Fears of six turbines nearly the size of Big Ben being erected near Holsworthy have been quashed after Torridge District Council (TDC) rejected plans for the wind farm on Thursday.
The proposal for the 86-metre turbines at Wheelers Cross near Sutcombe, had outraged many people living in the villages nearby as they feel they have been swamped by the large number of turbines being erected around them.
The developers behind the scheme, Wind Prospect Developments Ltd, confirmed if the wind farm was approved it would produce enough electricity for 4,555 homes a year.
But at TDC’s plans committee meeting on Thursday, councillors considered the officer’s report which recommended the application should be refused on five grounds.
The grounds included the impact the development would create on the surrounding area, including the conservation zone of Bradworthy, the amount of noise they would produce, and the failure of the developers to supply sufficient bird and noise surveys.
At the meeting four people spoke objecting to the plans including Keith Tomlin, from Bradworthy Parish Council.
Mr Tomlin said: “There are 85 existing and proposed wind farms within 10km of Bradworthy.
“There is a lack of photomontages provided to show the effect the turbines will have which has been highlighted by Natural England. The area is home to migrating birds such as starlings and the blade flicker will effect them and cause disruption to the television signal.
He also mentioned that ancient woodland would be damaged.
Another objector, Pauline Green, said: “I am objecting with three key arguments. This is all about size and scale.
“These turbines would almost be the height of Big Ben, except Big Ben is in the centre of London. Your decision has to be about what is reasonable.
“We have our fair share of turbines in the area already, the area is becoming saturated.
“If you don’t stop approving these applications who will want to live and visit this area?”
Councillor Chris Leather proposed the application should be refused.
The chairman of the committee Councillor Rosemary Lock highlighted the comment from English Heritage which pointed out how loosely set out the turbines would be and their scale.
The application was refused by all councillors except one who abstained.
After the meeting Anna Grabis, who has been campaigning against the wind farm for seven years, said it was overwhelming to see the application being turned down.
She said: “We are absolutely delighted and feel slightly overwhelmed.

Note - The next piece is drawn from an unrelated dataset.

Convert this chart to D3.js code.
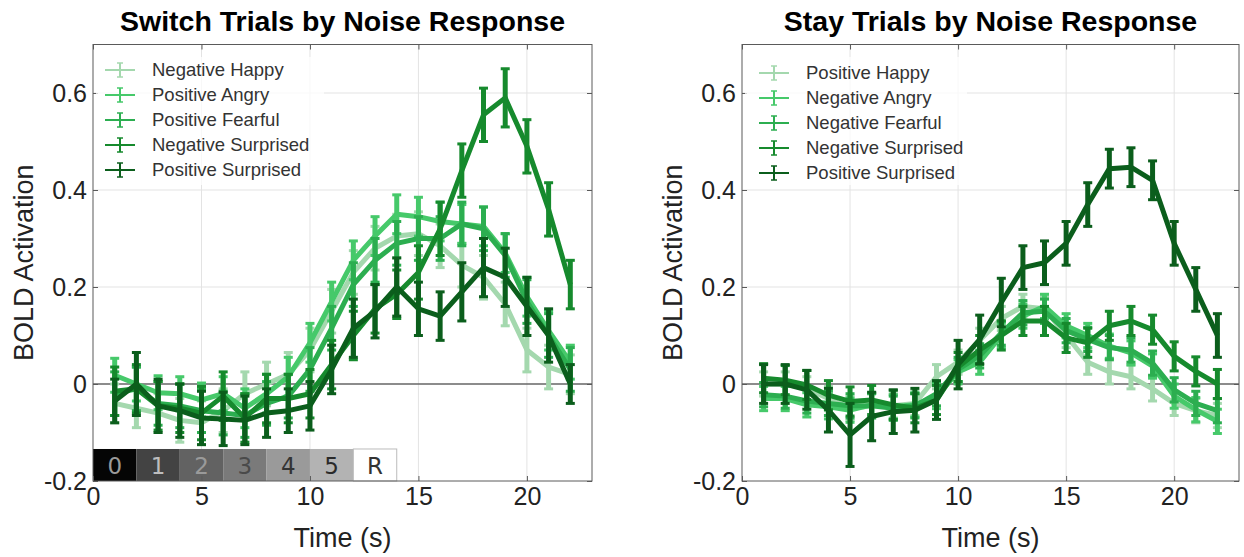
<!DOCTYPE html>
<html><head><meta charset="utf-8">
<script src="https://cdnjs.cloudflare.com/ajax/libs/d3/7.8.5/d3.min.js"></script>
<style>body{margin:0;background:#fff}svg{display:block}</style>
</head><body>
<script>
// ---------- DATA ----------
const times = [1,2,3,4,5,6,7,8,9,10,11,12,13,14,15,16,17,18,19,20,21,22];
const xTicks = [0,5,10,15,20];
const yTicks = [-0.2,0,0.2,0.4,0.6];
const yTickLabels = ["-0.2","0","0.2","0.4","0.6"];

const switchNames = ["Negative Happy","Positive Angry","Positive Fearful","Negative Surprised","Positive Surprised"];
const switchNegHappy     = [-0.04,-0.05,-0.06,-0.075,-0.08,-0.055,-0.02,0.0,0.02,0.07,0.15,0.23,0.28,0.305,0.31,0.285,0.245,0.22,0.165,0.07,0.035,0.02];
const switchPosAngry     = [0.018,0.0,-0.018,-0.02,-0.033,-0.02,-0.05,-0.02,0.015,0.085,0.17,0.255,0.305,0.35,0.345,0.335,0.33,0.325,0.27,0.18,0.11,0.045];
const switchPosFearful   = [-0.02,-0.01,-0.04,-0.045,-0.055,-0.06,-0.065,-0.04,-0.025,0.03,0.115,0.205,0.255,0.29,0.3,0.3,0.33,0.32,0.265,0.17,0.1,0.03];
const switchNegSurprised = [-0.015,-0.01,-0.045,-0.05,-0.06,-0.025,-0.07,-0.03,-0.03,-0.02,0.04,0.1,0.155,0.185,0.23,0.32,0.44,0.555,0.59,0.49,0.36,0.205];
const switchPosSurprised = [-0.035,0.0,-0.045,-0.055,-0.07,-0.072,-0.075,-0.06,-0.055,-0.045,0.03,0.115,0.15,0.2,0.155,0.14,0.19,0.24,0.22,0.16,0.1,0.0];
const switchErrNegHappy     = [0.04,0.04,0.04,0.045,0.045,0.045,0.045,0.045,0.045,0.045,0.045,0.045,0.045,0.045,0.045,0.045,0.045,0.045,0.045,0.045,0.045,0.04];
const switchErrPosAngry     = [0.035,0.035,0.035,0.035,0.035,0.035,0.04,0.04,0.04,0.04,0.04,0.04,0.04,0.04,0.04,0.04,0.04,0.04,0.04,0.04,0.04,0.035];
const switchErrPosFearful   = [0.045,0.045,0.045,0.045,0.045,0.045,0.045,0.045,0.045,0.045,0.045,0.045,0.045,0.045,0.045,0.045,0.045,0.045,0.045,0.045,0.045,0.045];
const switchErrNegSurprised = [0.05,0.05,0.05,0.05,0.055,0.05,0.05,0.05,0.05,0.05,0.05,0.05,0.05,0.05,0.055,0.055,0.055,0.055,0.06,0.055,0.055,0.05];
const switchErrPosSurprised = [0.045,0.065,0.055,0.055,0.055,0.055,0.05,0.05,0.045,0.05,0.05,0.06,0.055,0.06,0.055,0.05,0.06,0.06,0.06,0.06,0.055,0.04];

const stayNames = ["Positive Happy","Negative Angry","Negative Fearful","Negative Surprised","Positive Surprised"];
const stayPosHappy     = [0.0,0.0,-0.01,-0.03,-0.05,-0.045,-0.045,-0.04,0.015,0.045,0.09,0.135,0.16,0.155,0.1,0.045,0.025,0.015,-0.01,-0.04,-0.055,-0.065];
const stayNegAngry     = [-0.03,-0.03,-0.043,-0.047,-0.054,-0.043,-0.047,-0.043,-0.026,0.025,0.045,0.1,0.14,0.16,0.12,0.1,0.078,0.064,0.037,-0.025,-0.053,-0.077];
const stayNegFearful   = [-0.022,-0.025,-0.035,-0.04,-0.045,-0.045,-0.05,-0.045,-0.02,0.03,0.058,0.105,0.147,0.15,0.11,0.092,0.075,0.07,0.043,-0.012,-0.04,-0.055];
const stayNegSurprised = [0.012,0.008,-0.002,-0.023,-0.036,-0.033,-0.043,-0.05,-0.033,0.035,0.07,0.1,0.13,0.13,0.095,0.085,0.12,0.13,0.112,0.057,0.026,0.0];
const stayPosSurprised = [0.0,0.0,-0.012,-0.054,-0.105,-0.067,-0.057,-0.054,-0.033,0.04,0.092,0.168,0.24,0.25,0.29,0.37,0.444,0.447,0.42,0.29,0.195,0.1];
const stayErrPosHappy     = [0.025,0.025,0.025,0.025,0.025,0.025,0.025,0.025,0.025,0.025,0.025,0.025,0.025,0.025,0.025,0.025,0.025,0.025,0.025,0.025,0.025,0.025];
const stayErrNegAngry     = [0.025,0.025,0.025,0.025,0.025,0.025,0.025,0.025,0.025,0.025,0.025,0.025,0.025,0.025,0.025,0.025,0.025,0.025,0.025,0.025,0.025,0.025];
const stayErrNegFearful   = [0.025,0.025,0.025,0.025,0.025,0.025,0.025,0.025,0.025,0.025,0.025,0.025,0.025,0.025,0.025,0.025,0.025,0.025,0.025,0.025,0.025,0.025];
const stayErrNegSurprised = [0.03,0.03,0.03,0.03,0.03,0.03,0.03,0.03,0.03,0.03,0.03,0.03,0.03,0.03,0.03,0.03,0.03,0.03,0.03,0.03,0.03,0.03];
const stayErrPosSurprised = [0.04,0.04,0.04,0.045,0.065,0.05,0.045,0.045,0.04,0.05,0.05,0.05,0.045,0.045,0.045,0.045,0.04,0.04,0.04,0.045,0.045,0.045];

const phaseLabels = ["0","1","2","3","4","5","R"];
const phaseStarts = [0,2,4,6,8,10,12];
const phaseWidth = 2;

// ---------- STYLES ----------
const seriesColors = ["#a4d8ae","#46c96a","#2cae50","#168a2d","#0b5e1c"];
const phaseFills = ["#050505","#434343","#626262","#7a7a7a","#9a9a9a","#b3b3b3","#ffffff"];
const phaseText  = ["#9a9a9a","#bdbdbd","#9a9a9a","#4a4a4a","#333333","#2a2a2a","#333333"];

const W = 1244, H = 557;
const svg = d3.select("body").append("svg").attr("width", W).attr("height", H);
const FONT = "'Liberation Sans', Arial, Helvetica, sans-serif";

function panel(opts) {
  const x = d3.scaleLinear().domain([0,23]).range(opts.xr);
  const y = d3.scaleLinear().domain([-0.2,0.7]).range([481,44.5]);
  const g = svg.append("g");
  const [x0,x1] = opts.xr, y0 = 481, y1 = 44.5;

  // grid
  g.selectAll(".gx").data(xTicks.filter(t=>t>0)).join("line")
    .attr("x1", d=>x(d)).attr("x2", d=>x(d)).attr("y1", y0).attr("y2", y1)
    .attr("stroke", "#e3e3e3").attr("stroke-width", 1);
  g.selectAll(".gy").data(yTicks.filter(t=>t!==0 && t!==-0.2)).join("line")
    .attr("x1", x0).attr("x2", x1).attr("y1", d=>y(d)).attr("y2", d=>y(d))
    .attr("stroke", "#e3e3e3").attr("stroke-width", 1);
  // zero line
  g.append("line").attr("x1", x0).attr("x2", x1).attr("y1", y(0)).attr("y2", y(0))
    .attr("stroke", "#666").attr("stroke-width", 1.5);

  // phase bar
  if (opts.phase) {
    const pg = g.append("g");
    phaseStarts.forEach((s,i) => {
      pg.append("rect").attr("x", x(s)).attr("y", y(-0.134)).attr("width", x(s+phaseWidth)-x(s))
        .attr("height", y(-0.2)-y(-0.134)).attr("fill", phaseFills[i])
        .attr("stroke", i===6 ? "#bbb" : "none").attr("stroke-width", 1);
      pg.append("text").attr("x", x(s+phaseWidth/2)).attr("y", y(-0.2)-7)
        .attr("text-anchor","middle").attr("font-family","'DejaVu Sans', sans-serif")
        .attr("font-size", 23).attr("fill", phaseText[i]).text(phaseLabels[i]);
    });
  }

  // series
  const line = d3.line().x((d,i)=>x(times[i])).y(d=>y(d));
  opts.series.forEach((s,k) => {
    const c = seriesColors[k];
    const sg = g.append("g");
    sg.append("path").datum(s.v).attr("d", line).attr("fill","none")
      .attr("stroke", c).attr("stroke-width", 5).attr("stroke-linejoin","round");
    sg.selectAll(".eb").data(s.v).join("line")
      .attr("x1",(d,i)=>x(times[i])).attr("x2",(d,i)=>x(times[i]))
      .attr("y1",(d,i)=>y(d - s.e[i])).attr("y2",(d,i)=>y(d + s.e[i]))
      .attr("stroke", c).attr("stroke-width", 5);
    ["lo","hi"].forEach(side => {
      sg.selectAll(".cap"+side).data(s.v).join("line")
        .attr("x1",(d,i)=>x(times[i])-4.5).attr("x2",(d,i)=>x(times[i])+4.5)
        .attr("y1",(d,i)=>y(side==="lo" ? d - s.e[i] : d + s.e[i]))
        .attr("y2",(d,i)=>y(side==="lo" ? d - s.e[i] : d + s.e[i]))
        .attr("stroke", c).attr("stroke-width", 3);
    });
  });

  // frame
  g.append("rect").attr("x", x0).attr("y", y1).attr("width", x1-x0).attr("height", y0-y1)
    .attr("fill","none").attr("stroke","#5a5a5a").attr("stroke-width",1);

  // axes (ticks inward, labels)
  const ax = d3.axisBottom(x).tickValues(xTicks).tickSize(-5).tickPadding(6).tickFormat(d3.format("d"));
  const axg = g.append("g").attr("transform", `translate(0,${y0})`).call(ax);
  const at = d3.axisTop(x).tickValues(xTicks).tickSize(-5).tickFormat("");
  const atg = g.append("g").attr("transform", `translate(0,${y1})`).call(at);
  const ay = d3.axisLeft(y).tickValues(yTicks).tickSize(-5).tickPadding(6).tickFormat((d,i)=>yTickLabels[i]);
  const ayg = g.append("g").attr("transform", `translate(${x0},0)`).call(ay);
  const ar = d3.axisRight(y).tickValues(yTicks).tickSize(-5).tickFormat("");
  const arg = g.append("g").attr("transform", `translate(${x1},0)`).call(ar);
  [axg,atg,ayg,arg].forEach(a => {
    a.select(".domain").remove();
    a.selectAll(".tick line").attr("stroke","#5a5a5a");
    a.selectAll("text").attr("font-family", FONT).attr("font-size", 25).attr("fill","#222");
  });
  axg.selectAll("text").attr("dy","0.71em");
  ayg.selectAll("text").attr("dy","0.35em");

  // legend
  const lg = g.append("g");
  lg.append("rect").attr("x", x0+3).attr("y", 57).attr("width", opts.legW).attr("height", 128)
    .attr("fill","#fff").attr("fill-opacity",0.75);
  opts.series.forEach((s,k) => {
    const ly = opts.legY + k*25;
    const lx = opts.legX;
    const c = seriesColors[k];
    lg.append("line").attr("x1", lx).attr("x2", lx+30).attr("y1", ly).attr("y2", ly)
      .attr("stroke", c).attr("stroke-width", 2);
    lg.append("line").attr("x1", lx+15).attr("x2", lx+15).attr("y1", ly-7).attr("y2", ly+7)
      .attr("stroke", c).attr("stroke-width", 2);
    lg.append("line").attr("x1", lx+12).attr("x2", lx+18).attr("y1", ly-7).attr("y2", ly-7)
      .attr("stroke", c).attr("stroke-width", 1.5);
    lg.append("line").attr("x1", lx+12).attr("x2", lx+18).attr("y1", ly+7).attr("y2", ly+7)
      .attr("stroke", c).attr("stroke-width", 1.5);
    lg.append("text").attr("x", lx+47).attr("y", ly).attr("dy","0.35em")
      .attr("font-family", FONT).attr("font-size", 18.5).attr("fill","#333").text(s.name);
  });

  // titles
  const cx = (x0+x1)/2;
  g.append("text").attr("x", cx).attr("y", 31).attr("text-anchor","middle")
    .attr("font-family", FONT).attr("font-weight","bold").attr("font-size", 28.5).attr("fill","#000")
    .text(opts.title);
  g.append("text").attr("x", cx).attr("y", 547).attr("text-anchor","middle")
    .attr("font-family", FONT).attr("font-size", 27).attr("fill","#222").text("Time (s)");
  g.append("text").attr("transform", `translate(${opts.ylabX},${(y0+y1)/2}) rotate(-90)`)
    .attr("text-anchor","middle").attr("font-family", FONT).attr("font-size", 27).attr("fill","#222")
    .text("BOLD Activation");
}

panel({
  xr: [93, 592], title: "Switch Trials by Noise Response", ylabX: 33, phase: true,
  legX: 105, legY: 70, legW: 228,
  series: [
    {name: switchNames[0], v: switchNegHappy, e: switchErrNegHappy},
    {name: switchNames[1], v: switchPosAngry, e: switchErrPosAngry},
    {name: switchNames[2], v: switchPosFearful, e: switchErrPosFearful},
    {name: switchNames[3], v: switchNegSurprised, e: switchErrNegSurprised},
    {name: switchNames[4], v: switchPosSurprised, e: switchErrPosSurprised}
  ]
});
panel({
  xr: [742, 1239], title: "Stay Trials by Noise Response", ylabX: 682, phase: false,
  legX: 759, legY: 73, legW: 222,
  series: [
    {name: stayNames[0], v: stayPosHappy, e: stayErrPosHappy},
    {name: stayNames[1], v: stayNegAngry, e: stayErrNegAngry},
    {name: stayNames[2], v: stayNegFearful, e: stayErrNegFearful},
    {name: stayNames[3], v: stayNegSurprised, e: stayErrNegSurprised},
    {name: stayNames[4], v: stayPosSurprised, e: stayErrPosSurprised}
  ]
});
</script>
</body></html>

“We are so pleased the councillors made the right decision.
“It may be appealed but I am hopeful the inspector would not approve the application. We will just have to wait and see.”
Alastair Smith, the senior development manager at Wind Prospect Renewables, said: “We are not surprised but disappointed.
“There was not much discussion by the councillors so of course we are concerned they didn’t consider it enough.
“I can’t say if we will appeal at this stage. We need to wait for the decision notice to come through.
“Of course we don’t enter into projects without thinking an appeal is possible, though. We will have six months to make a decision and we won’t be waiting until the last minute.”